1.Bohardy 27 Feb 2006 00:41
Good point, and one that I hadn't noticed.

I certainly wouldn't ever transcribe MMB as being in in 2/2 (or 2/4 as PD actually did), so I'm interested to see PD's explanation as to why he chose that time-signature.
2.PD 27 Feb 2006 14:49
First step: how to determine the quarter note?
When the song is in shuffle beat then the lenght of the triplets determines the quater beat.
Otherwise I choose a quarter that results in 1/4 and 1/8 notes dominating the lead tune.

Why 2/4?

I was under the influence of Pollack who transcribed the Beatles song "This Boy" in 2/4 (6/8).
He determined this style as "slow wall climber". For some reason I felt that MMB also falls in this category.
Another example I feel 2/4 beat is "Dream A Little Dream Of Me".
3.Daniel 27 Feb 2006 18:01
;(  ;(   i didnt understand :(
4.PD 02 Mar 2006 12:53
Shall I change it to 4/4? If you vote for it, I'll do it.
5.Bohardy 02 Mar 2006 19:45
I fully understand how you determined the quarter-note, and I fully agree with you.

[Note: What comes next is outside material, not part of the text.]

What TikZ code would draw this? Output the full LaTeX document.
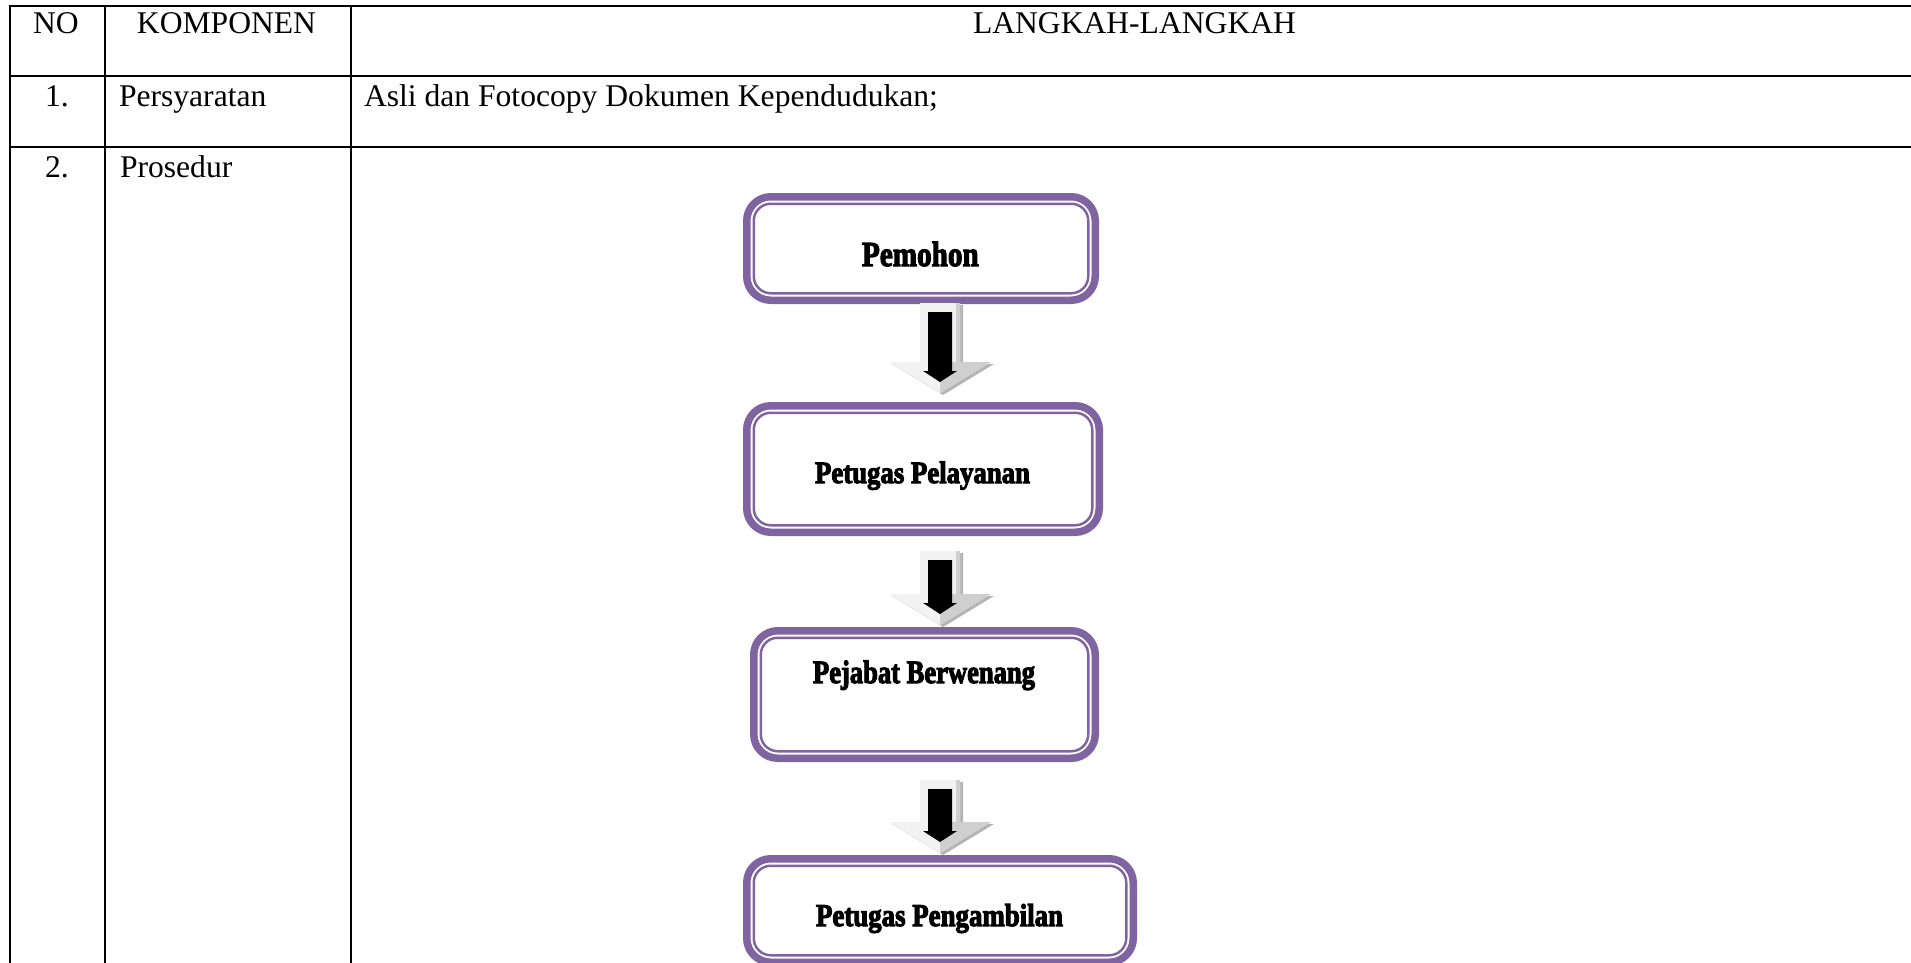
\documentclass[tikz,border=0pt]{standalone}
\usepackage{fontspec}
\setmainfont{Liberation Serif}
\newfontfamily\boxfont{Liberation Serif}[BoldFeatures={FakeBold=3.5}]
\usetikzlibrary{calc}

\definecolor{boxpurple}{HTML}{8064A2}
\definecolor{arrowlight}{HTML}{F2F2F2}
\definecolor{arrowmid}{HTML}{CFCFCF}
\definecolor{arrowdark}{HTML}{B4B4B4}

% condensed heavy label, stretched to a given width and height
\newcommand{\boxlabel}[3]{\resizebox{#1pt}{#2pt}{\boxfont\bfseries #3}}

% shaded block arrow with a black arrow inside, from coordinate #1 down to #2
\newcommand{\blockarrow}[2]{%
  \pgfpointanchor{#1}{center}\pgfgetlastxy{\arax}{\aray}%
  \pgfpointanchor{#2}{center}\pgfgetlastxy{\arbx}{\arby}%
  \pgfmathsetmacro{\alen}{\aray-\arby}%
  \begin{scope}[shift={(#1)}]
    \fill[arrowdark, shift={(3,2)}]
      (-20,0) -- (20,0) -- (20,{\alen-31}) -- (51,{\alen-31}) -- (0,\alen)
      -- (-51,{\alen-31}) -- (-20,{\alen-31}) -- cycle;
    \fill[arrowlight]
      (-20,0) -- (20,0) -- (20,{\alen-31}) -- (51,{\alen-31}) -- (0,\alen)
      -- (-51,{\alen-31}) -- (-20,{\alen-31}) -- cycle;
    \fill[arrowmid] (0,{\alen-31}) -- (51,{\alen-31}) -- (0,\alen) -- cycle;
    \fill[arrowmid] (16,0) rectangle (20,{\alen-31});
    \fill[black]
      (-12,9) -- (12,9) -- (12,{\alen-22}) -- (17,{\alen-22}) -- (0,{\alen-11})
      -- (-17,{\alen-22}) -- (-12,{\alen-22}) -- cycle;
  \end{scope}}

\tikzset{
  rule/.style={line width=2pt, black},
  celltext/.style={inner sep=0pt, outer sep=0pt, font=\fontsize{31.6}{38}\selectfont},
  flowbox/.style={draw=boxpurple, line width=7.5pt, rounded corners=24pt,
    fill=white, inner sep=0pt, outer sep=0pt},
  innerframe/.style={draw=boxpurple, line width=2.5pt, rounded corners=17pt},
  boxtext/.style={inner sep=0pt, outer sep=0pt, anchor=base west},
}

\begin{document}
\begin{tikzpicture}[x=1pt, y=-1pt]
  \useasboundingbox (0,0) rectangle (1911,963);
  \clip (0,0) rectangle (1911,963);

  % table rules
  \draw[rule] (10,963) -- (10,6) -- (1911,6);
  \draw[rule] (10,76) -- (1911,76);
  \draw[rule] (10,147) -- (1911,147);
  \draw[rule] (105,6) -- (105,963);
  \draw[rule] (351,6) -- (351,963);

  % header row
  \node[celltext, anchor=base] (hno) at (56,34) {NO};
  \node[celltext, anchor=base] (hkomp) at (226.5,34) {KOMPONEN};
  \node[celltext, anchor=base] (hlangkah) at (1134.5,34) {LANGKAH-LANGKAH};

  % row 1
  \node[celltext, anchor=base west] (r1no) at (45,107) {1.};
  \node[celltext, anchor=base west] (r1komp) at (119,107) {Persyaratan};
  \node[celltext, anchor=base west] (r1text) at (364,107) {Asli dan Fotocopy Dokumen Kependudukan;};

  % row 2
  \node[celltext, anchor=base west] (r2no) at (45,177) {2.};
  \node[celltext, anchor=base west] (r2komp) at (120,177) {Prosedur};

  % procedure boxes
  \node[flowbox, minimum width=348.5pt, minimum height=103.5pt] (b1) at (921,248.5) {};
  \node[flowbox, minimum width=352.5pt, minimum height=126.5pt] (b2) at (923,469) {};
  \node[flowbox, minimum width=341.5pt, minimum height=127.5pt] (b3) at (924.5,694.5) {};
  \node[flowbox, minimum width=386.5pt, minimum height=103.5pt] (b4) at (940,910.5) {};
  \foreach \b in {b1,b2,b3,b4}
    \draw[innerframe] ([shift={(7,7)}]\b.north west) rectangle ([shift={(-7,-7)}]\b.south east);

  \node[boxtext] (t1) at (862,266) {\boxlabel{116.7}{24.3}{Pemohon}};
  \node[boxtext] (t2) at (815,483) {\boxlabel{215}{21.5}{Petugas Pelayanan}};
  \node[boxtext] (t3) at (813,683) {\boxlabel{222}{22.5}{Pejabat Berwenang}};
  \node[boxtext] (t4) at (816,926) {\boxlabel{247}{22}{Petugas Pengambilan}};

  % arrows between the boxes
  \coordinate (a1s) at (940,303);
  \coordinate (a1e) at (940,393);
  \coordinate (a2s) at (940,551);
  \coordinate (a2e) at (940,625);
  \coordinate (a3s) at (940,780);
  \coordinate (a3e) at (940,853);
  \blockarrow{a1s}{a1e}
  \blockarrow{a2s}{a2e}
  \blockarrow{a3s}{a3e}
\end{tikzpicture}
\end{document}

I can see where some sections of the song have a slight 2/4 feel to them, but when sections such as "and meet my, melancholy blues...." and the bar after it that precedes the solo are so srongly phrased across 4 crotchets, and because 4/4 is so easy to count through the song, and because 4/4 would be the obvious choice for the meter, it just seems a bit silly to count it anything but that.

Can you provide a link to Pollack's analysis of This Boy?
6.Sebastian 03 Mar 2006 15:15
Perhaps the first half (when it's only piano and voice) can be interpreted in 2/4, but from then onwards it's clearly 4/4 to me (in some live versions Fred counted the four bars with fingerclicks before drums entered).